SPINACH AND PUMPKIN CURRY



Spinach and Pumpkin Curry image

A vegetable curry which is far too spicy for me but which I believe many would enjoy. It's certainly full of nutrition. I found this recipe in a March 2005 issue of the magazine 'Fresh'. I've posted it here exactly as I found it. Although I have cooked such dishes, as a non-eater, I have no feel for them so am ill-equipped to modify them in any way, but I do hope that anyone trying this recipe will make it their own by adjusting it to meet their own taste preferences. And for a spot of culinary trivia: among the spices in this recipe is turmeric which - according to the notes accompanying the recipe - "has been called 'poor man's saffron' as it imparts a yellow colour at a fraction of the cost"!

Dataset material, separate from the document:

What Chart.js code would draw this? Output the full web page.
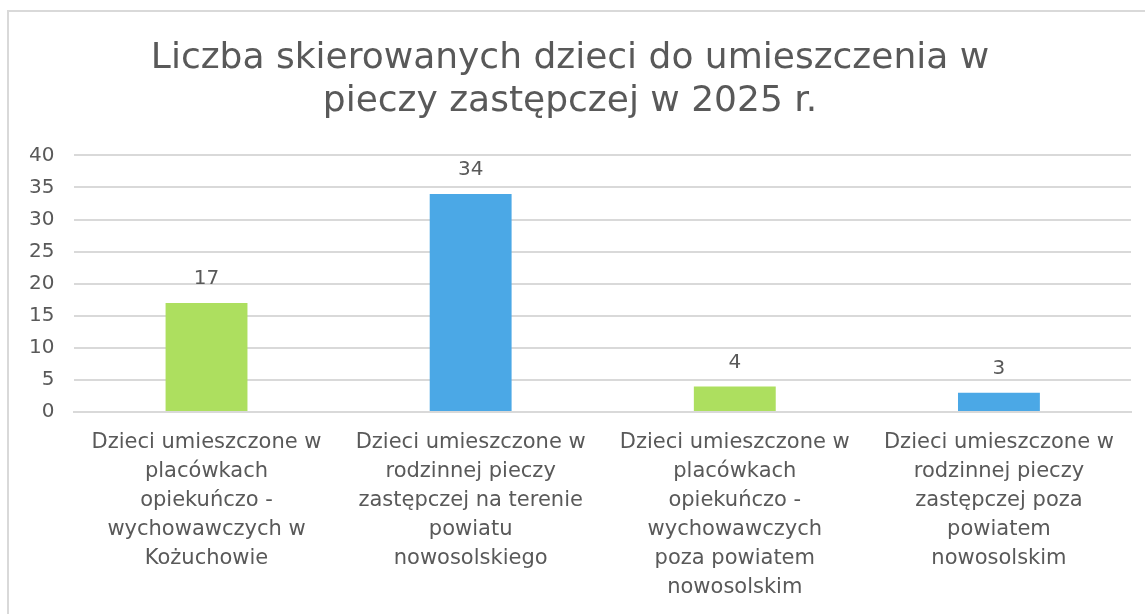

Provided by bluemoon downunder

Categories     Curries

Time 37m

Yield 4-6 serving(s)

Number Of Ingredients 15

2 tablespoons oil
1 teaspoon black mustard seeds or 1 teaspoon brown mustard seeds
3 green chilies, deseeded, sliced thinly
12 fresh curry leaves
1 teaspoon ground turmeric
1/2 teaspoon fenugreek seeds (optional)
2 onions, finely chopped
425 g crushed tomatoes (Aldi Italian tomatoes are the best if you have access to an Aldi store)
400 ml light coconut milk
500 g butternut pumpkin, peeled, cut into chunks
1 bunch english spinach, trimmed
1 lime, juice of
fresh mint leaves, for garnish
1 cup yoghurt, natural yoghurt or 1 cup Greek yogurt, to top each serving bowl
steamed rice, to serve, as a bed for the curry to be placed on

Steps:

  • Heat the oil in a pan over a medium heat; add the mustard seeds and cook until they start to pop; add the chillies, curry leaves, turmeric and (optional) fenugreek seeds, if using; cook, stirring, for 2 minutes.
  • Add the onion and cook for 3 minutes or until it has softened; stir in the tomatoes, coconut milk and pumpkin; bring to a simmer and cook over a medium heat for 15 minutes or until the pumpkin is tender.
  • Chop any large spinach leaves; add the lime juice and spinach to the curry and stir until the spinach leaves have just begun to wilt; serve on a bed of rice, topped with a dollop of yoghurt and mint leaves.